TASK PROMPT:
Identify the lines that contain the word "this", then copy them.
[Start of EXERCISE MATERIALS]
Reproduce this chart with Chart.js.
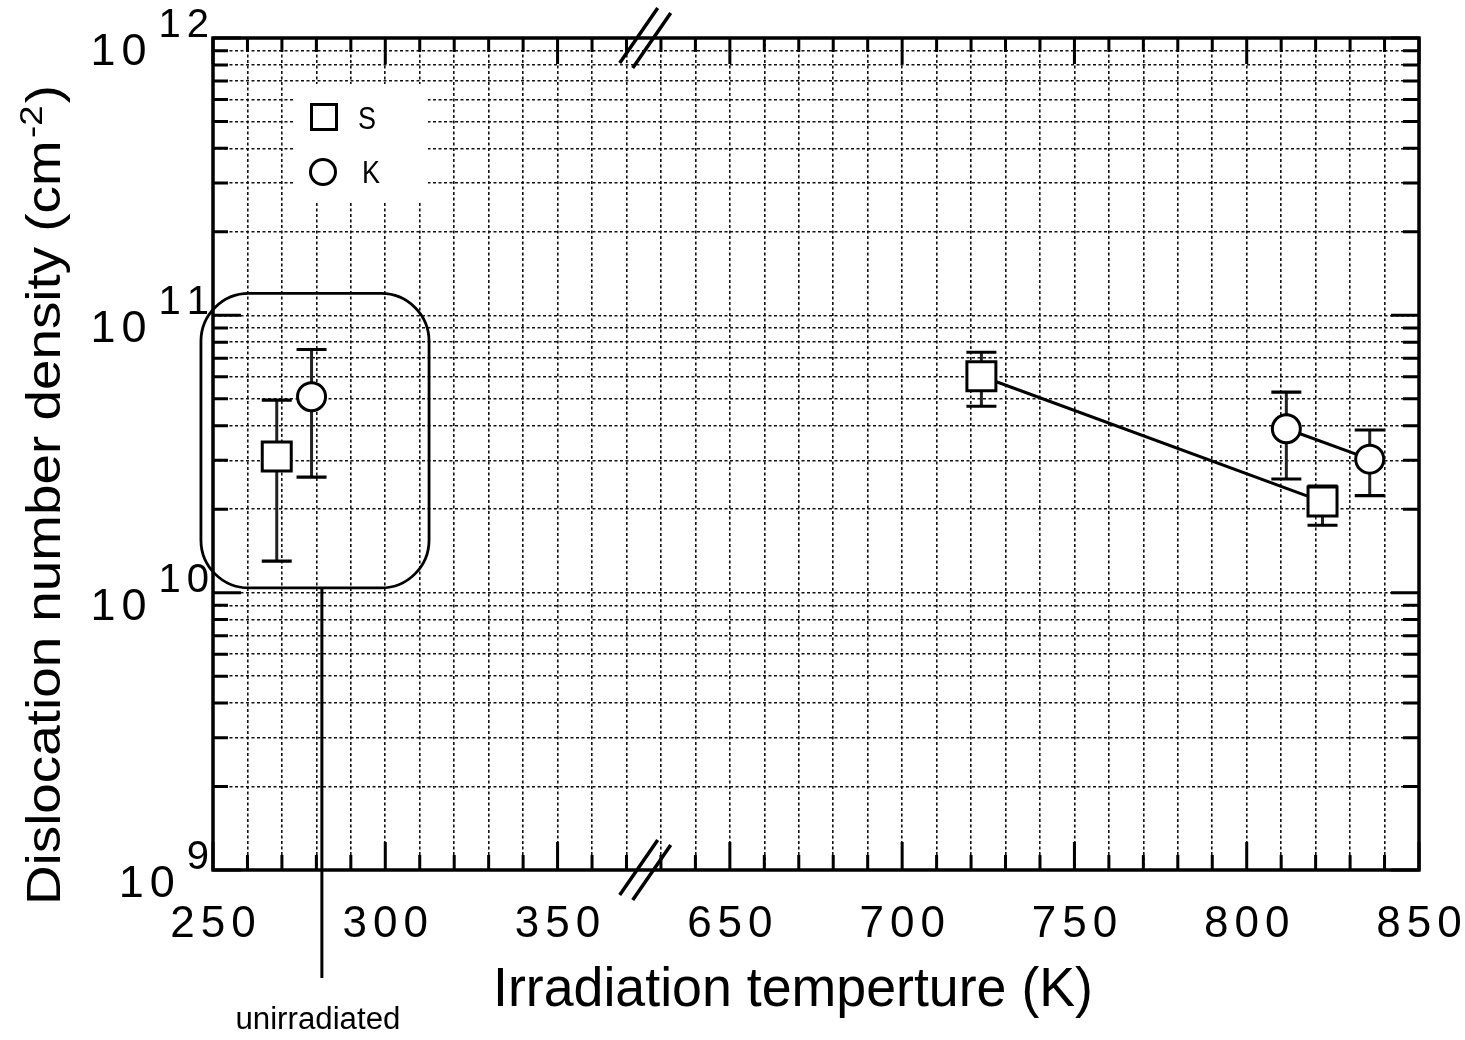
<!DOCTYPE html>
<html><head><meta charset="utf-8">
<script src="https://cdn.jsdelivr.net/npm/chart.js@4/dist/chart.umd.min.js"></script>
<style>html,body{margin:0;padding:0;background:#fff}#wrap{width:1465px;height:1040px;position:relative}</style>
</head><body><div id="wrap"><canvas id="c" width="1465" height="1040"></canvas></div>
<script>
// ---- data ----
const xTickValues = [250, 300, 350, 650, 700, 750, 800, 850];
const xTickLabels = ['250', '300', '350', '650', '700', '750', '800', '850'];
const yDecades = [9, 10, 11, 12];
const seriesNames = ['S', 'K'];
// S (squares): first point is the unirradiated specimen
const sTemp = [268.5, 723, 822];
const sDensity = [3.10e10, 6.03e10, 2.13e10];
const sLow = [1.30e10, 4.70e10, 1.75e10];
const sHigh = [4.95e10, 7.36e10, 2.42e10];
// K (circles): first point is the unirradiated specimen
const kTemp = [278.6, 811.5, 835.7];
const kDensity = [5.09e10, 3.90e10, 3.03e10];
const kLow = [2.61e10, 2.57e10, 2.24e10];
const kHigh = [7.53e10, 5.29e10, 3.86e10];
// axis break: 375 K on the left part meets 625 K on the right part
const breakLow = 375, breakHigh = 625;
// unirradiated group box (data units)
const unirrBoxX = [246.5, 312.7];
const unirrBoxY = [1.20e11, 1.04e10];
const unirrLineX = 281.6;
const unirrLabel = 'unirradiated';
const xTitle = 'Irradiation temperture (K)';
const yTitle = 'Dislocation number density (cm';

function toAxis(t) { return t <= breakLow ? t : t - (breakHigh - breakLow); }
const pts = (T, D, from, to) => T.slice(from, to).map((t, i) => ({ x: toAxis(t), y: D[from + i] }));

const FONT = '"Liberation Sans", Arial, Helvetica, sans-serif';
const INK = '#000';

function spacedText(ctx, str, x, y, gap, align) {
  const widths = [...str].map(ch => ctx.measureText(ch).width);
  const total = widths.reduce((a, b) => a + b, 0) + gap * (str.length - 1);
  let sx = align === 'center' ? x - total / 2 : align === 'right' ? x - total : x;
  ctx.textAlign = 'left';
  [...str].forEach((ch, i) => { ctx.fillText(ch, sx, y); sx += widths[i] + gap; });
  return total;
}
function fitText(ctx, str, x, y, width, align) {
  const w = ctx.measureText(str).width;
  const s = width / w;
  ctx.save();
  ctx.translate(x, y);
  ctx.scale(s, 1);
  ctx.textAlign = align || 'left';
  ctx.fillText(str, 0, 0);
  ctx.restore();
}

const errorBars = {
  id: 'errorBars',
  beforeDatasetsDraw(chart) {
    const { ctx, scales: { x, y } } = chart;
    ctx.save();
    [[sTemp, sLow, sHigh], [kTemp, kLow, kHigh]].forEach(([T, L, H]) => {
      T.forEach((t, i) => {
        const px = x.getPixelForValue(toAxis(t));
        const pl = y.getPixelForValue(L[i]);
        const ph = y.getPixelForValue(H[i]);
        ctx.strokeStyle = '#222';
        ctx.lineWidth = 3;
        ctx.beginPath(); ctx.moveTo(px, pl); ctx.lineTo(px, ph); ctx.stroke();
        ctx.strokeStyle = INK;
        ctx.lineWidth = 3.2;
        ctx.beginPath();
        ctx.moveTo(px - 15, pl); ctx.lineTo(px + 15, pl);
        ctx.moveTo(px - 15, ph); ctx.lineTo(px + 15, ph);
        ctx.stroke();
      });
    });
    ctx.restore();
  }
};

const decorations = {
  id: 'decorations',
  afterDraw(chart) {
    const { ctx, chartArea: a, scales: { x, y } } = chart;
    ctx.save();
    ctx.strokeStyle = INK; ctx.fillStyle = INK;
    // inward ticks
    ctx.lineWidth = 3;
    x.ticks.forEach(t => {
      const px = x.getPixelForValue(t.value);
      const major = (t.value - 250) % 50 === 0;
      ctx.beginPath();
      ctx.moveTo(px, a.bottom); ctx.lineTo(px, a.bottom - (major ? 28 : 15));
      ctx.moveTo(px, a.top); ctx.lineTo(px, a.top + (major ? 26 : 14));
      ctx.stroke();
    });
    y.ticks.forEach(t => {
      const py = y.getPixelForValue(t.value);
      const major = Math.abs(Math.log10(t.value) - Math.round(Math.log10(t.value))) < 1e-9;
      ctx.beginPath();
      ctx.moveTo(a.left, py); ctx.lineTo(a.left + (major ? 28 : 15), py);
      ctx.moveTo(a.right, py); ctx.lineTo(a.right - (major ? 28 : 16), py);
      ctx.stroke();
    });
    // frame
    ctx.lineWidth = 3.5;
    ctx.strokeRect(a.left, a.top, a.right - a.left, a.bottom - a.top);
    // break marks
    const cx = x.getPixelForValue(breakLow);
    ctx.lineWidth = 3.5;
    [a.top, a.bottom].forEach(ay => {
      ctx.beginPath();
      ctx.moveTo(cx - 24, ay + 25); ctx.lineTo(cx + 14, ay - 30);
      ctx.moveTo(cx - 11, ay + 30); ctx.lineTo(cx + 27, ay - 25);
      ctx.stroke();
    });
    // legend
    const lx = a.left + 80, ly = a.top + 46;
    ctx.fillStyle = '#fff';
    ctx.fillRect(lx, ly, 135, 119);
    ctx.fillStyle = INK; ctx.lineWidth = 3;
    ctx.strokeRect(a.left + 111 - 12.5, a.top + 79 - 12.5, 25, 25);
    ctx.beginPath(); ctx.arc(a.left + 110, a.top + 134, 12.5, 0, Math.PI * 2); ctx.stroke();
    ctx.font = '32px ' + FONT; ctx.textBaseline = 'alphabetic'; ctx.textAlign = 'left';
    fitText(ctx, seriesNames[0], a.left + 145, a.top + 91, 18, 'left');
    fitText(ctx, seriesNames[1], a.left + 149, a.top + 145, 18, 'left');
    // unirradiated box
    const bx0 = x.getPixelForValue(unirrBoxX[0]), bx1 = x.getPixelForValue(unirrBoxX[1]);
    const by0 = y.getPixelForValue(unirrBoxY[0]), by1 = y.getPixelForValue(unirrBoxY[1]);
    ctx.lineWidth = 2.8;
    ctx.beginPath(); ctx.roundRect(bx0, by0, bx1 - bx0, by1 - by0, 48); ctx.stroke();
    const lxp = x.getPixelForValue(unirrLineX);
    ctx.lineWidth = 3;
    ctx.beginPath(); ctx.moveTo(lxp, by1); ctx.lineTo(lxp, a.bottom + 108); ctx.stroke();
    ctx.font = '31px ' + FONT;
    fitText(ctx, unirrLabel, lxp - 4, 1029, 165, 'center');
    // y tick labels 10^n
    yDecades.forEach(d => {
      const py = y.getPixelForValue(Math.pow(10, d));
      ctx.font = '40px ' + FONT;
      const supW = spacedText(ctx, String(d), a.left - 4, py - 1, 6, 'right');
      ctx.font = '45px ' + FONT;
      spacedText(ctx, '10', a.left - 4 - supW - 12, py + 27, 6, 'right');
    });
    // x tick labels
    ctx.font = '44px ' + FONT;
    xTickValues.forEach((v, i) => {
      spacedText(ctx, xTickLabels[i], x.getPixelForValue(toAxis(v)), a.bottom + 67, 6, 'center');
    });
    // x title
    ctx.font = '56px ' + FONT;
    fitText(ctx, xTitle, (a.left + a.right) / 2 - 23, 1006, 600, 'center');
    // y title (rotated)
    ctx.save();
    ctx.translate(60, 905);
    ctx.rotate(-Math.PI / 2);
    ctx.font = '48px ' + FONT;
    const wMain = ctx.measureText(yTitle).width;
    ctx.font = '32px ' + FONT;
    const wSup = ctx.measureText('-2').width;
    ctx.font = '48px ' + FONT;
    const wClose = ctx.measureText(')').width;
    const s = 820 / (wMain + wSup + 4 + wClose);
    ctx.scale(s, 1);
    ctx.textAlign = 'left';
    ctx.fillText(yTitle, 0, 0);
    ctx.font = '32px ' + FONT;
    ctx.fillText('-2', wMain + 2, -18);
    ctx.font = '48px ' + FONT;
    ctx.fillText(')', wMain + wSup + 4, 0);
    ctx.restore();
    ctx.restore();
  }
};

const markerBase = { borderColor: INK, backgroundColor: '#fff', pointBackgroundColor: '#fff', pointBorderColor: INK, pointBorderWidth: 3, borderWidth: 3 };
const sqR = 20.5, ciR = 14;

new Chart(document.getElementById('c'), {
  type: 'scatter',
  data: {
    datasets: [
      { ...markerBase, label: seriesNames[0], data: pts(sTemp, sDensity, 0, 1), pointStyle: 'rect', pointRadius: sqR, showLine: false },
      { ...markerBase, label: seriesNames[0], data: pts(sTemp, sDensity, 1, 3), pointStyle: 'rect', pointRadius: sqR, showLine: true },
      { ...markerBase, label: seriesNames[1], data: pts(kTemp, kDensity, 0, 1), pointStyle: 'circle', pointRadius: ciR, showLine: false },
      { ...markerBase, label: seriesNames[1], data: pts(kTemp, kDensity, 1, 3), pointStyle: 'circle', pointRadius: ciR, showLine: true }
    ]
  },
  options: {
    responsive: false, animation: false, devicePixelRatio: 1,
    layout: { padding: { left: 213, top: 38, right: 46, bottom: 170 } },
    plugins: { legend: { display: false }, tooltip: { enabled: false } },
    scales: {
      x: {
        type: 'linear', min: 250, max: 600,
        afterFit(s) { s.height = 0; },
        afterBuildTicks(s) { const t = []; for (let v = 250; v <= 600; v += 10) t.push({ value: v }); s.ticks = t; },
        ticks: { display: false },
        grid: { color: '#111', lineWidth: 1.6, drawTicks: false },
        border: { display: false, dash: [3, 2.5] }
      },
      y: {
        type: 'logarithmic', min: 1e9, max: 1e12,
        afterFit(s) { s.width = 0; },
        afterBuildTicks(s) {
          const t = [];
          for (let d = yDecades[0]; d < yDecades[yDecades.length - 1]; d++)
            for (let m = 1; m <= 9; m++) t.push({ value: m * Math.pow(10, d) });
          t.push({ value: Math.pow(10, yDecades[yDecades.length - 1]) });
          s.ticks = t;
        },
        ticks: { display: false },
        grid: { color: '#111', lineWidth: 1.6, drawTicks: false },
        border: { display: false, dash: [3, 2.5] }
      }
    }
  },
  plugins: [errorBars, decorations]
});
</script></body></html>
[End of EXERCISE MATERIALS]
[Start of EXERCISE MATERIALS]
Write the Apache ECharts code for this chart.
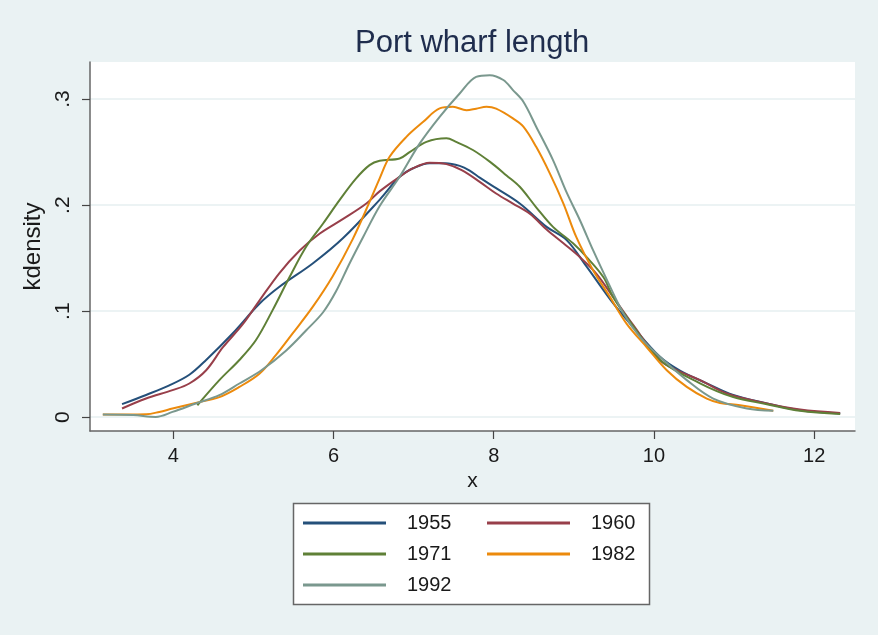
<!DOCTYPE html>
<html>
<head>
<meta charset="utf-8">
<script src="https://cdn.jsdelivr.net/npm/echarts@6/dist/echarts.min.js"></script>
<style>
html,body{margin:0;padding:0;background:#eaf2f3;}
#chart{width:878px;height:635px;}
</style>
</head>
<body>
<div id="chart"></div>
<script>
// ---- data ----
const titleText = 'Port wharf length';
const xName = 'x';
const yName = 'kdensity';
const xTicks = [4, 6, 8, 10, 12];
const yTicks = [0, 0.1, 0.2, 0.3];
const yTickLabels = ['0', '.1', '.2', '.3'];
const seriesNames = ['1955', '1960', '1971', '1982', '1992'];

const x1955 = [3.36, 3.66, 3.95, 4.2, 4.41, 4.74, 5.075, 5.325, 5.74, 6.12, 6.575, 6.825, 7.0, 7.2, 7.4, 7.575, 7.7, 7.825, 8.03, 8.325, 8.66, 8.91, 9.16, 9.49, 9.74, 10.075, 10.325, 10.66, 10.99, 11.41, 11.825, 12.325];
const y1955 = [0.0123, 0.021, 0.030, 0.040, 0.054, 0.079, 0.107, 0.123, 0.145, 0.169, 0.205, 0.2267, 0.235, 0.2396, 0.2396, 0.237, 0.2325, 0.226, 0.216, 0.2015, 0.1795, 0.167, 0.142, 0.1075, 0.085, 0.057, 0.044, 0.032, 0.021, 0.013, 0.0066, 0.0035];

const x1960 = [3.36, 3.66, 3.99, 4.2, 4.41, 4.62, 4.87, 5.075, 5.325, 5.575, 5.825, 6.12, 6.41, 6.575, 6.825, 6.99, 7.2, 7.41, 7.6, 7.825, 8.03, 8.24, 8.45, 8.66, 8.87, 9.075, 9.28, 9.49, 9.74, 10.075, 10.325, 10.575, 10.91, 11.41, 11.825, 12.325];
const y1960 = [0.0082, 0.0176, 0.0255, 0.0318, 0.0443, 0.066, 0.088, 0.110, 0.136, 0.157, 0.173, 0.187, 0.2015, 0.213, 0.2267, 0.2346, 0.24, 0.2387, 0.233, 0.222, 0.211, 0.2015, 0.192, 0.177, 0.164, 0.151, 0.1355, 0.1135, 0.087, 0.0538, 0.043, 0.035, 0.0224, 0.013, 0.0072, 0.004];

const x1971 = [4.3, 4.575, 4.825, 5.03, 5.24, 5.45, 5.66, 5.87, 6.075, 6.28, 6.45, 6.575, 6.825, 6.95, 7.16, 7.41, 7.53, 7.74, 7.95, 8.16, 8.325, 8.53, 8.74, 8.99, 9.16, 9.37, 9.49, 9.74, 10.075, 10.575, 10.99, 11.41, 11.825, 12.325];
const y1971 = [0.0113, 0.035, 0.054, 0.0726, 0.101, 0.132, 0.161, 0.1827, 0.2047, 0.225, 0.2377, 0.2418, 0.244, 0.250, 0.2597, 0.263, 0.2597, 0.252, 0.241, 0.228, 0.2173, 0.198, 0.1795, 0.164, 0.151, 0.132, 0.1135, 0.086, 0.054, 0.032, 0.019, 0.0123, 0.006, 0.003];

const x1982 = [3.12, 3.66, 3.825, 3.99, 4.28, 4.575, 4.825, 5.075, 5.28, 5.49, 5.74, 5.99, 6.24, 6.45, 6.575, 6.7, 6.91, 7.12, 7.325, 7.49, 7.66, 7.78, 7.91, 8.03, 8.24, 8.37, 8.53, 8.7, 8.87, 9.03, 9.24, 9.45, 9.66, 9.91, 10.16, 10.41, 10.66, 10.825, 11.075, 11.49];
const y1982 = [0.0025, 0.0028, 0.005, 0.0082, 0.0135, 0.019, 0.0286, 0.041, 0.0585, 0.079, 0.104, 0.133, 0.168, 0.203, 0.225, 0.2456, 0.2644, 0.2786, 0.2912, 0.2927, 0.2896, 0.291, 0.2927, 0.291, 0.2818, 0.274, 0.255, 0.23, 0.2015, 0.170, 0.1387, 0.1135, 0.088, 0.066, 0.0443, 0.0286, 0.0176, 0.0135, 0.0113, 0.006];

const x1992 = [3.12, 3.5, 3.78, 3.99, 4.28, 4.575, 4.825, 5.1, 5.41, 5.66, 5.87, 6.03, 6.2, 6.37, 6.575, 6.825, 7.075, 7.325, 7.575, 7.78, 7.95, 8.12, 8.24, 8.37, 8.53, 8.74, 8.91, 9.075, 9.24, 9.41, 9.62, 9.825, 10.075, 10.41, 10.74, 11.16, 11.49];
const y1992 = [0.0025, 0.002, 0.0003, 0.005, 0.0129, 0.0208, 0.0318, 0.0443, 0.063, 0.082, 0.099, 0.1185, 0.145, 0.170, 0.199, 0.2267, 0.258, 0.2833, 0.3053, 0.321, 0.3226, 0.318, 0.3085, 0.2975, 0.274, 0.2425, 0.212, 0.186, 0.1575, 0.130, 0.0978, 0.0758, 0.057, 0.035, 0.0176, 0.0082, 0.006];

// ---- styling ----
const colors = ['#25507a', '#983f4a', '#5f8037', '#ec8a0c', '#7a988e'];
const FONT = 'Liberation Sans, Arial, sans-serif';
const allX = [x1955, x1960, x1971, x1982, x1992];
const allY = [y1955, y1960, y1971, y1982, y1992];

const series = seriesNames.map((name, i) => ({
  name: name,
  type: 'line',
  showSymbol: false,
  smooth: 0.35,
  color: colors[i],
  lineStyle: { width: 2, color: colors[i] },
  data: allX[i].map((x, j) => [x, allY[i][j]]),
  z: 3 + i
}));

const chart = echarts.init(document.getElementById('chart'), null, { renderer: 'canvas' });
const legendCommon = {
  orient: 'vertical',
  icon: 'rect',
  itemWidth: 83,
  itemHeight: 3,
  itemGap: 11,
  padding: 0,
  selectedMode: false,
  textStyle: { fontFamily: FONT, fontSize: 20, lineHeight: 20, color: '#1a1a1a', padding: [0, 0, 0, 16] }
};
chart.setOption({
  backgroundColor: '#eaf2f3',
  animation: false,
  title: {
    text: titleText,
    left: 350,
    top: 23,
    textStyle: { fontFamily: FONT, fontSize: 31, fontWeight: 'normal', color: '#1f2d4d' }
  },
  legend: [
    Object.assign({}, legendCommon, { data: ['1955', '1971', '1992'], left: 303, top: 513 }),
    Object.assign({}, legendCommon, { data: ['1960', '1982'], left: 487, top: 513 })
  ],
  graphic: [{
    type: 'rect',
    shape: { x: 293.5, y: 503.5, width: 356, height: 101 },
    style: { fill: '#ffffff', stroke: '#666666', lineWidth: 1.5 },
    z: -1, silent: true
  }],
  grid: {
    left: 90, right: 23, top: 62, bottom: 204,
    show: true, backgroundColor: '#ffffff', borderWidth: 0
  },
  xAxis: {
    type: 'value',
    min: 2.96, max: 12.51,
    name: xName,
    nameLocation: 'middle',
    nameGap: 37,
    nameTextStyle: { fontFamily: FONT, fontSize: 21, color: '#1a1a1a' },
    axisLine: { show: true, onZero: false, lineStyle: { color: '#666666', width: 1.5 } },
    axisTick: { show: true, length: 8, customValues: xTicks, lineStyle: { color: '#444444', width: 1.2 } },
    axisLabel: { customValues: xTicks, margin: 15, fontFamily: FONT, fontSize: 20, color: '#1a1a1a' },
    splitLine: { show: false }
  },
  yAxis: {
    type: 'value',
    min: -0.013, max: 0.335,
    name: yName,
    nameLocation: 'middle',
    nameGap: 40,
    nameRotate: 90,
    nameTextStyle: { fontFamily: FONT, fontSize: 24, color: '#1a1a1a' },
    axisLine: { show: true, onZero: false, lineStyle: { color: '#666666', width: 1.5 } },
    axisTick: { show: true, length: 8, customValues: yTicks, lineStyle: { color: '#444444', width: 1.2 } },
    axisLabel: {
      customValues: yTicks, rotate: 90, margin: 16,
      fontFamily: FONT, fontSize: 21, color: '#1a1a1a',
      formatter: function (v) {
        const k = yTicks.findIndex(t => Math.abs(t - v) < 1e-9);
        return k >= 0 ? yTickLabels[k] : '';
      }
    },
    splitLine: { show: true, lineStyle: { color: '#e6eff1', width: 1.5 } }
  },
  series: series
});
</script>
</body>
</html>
[End of EXERCISE MATERIALS]
EXERCISE RESULT:
Reproduce this chart with Chart.js.
Write the Apache ECharts code for this chart.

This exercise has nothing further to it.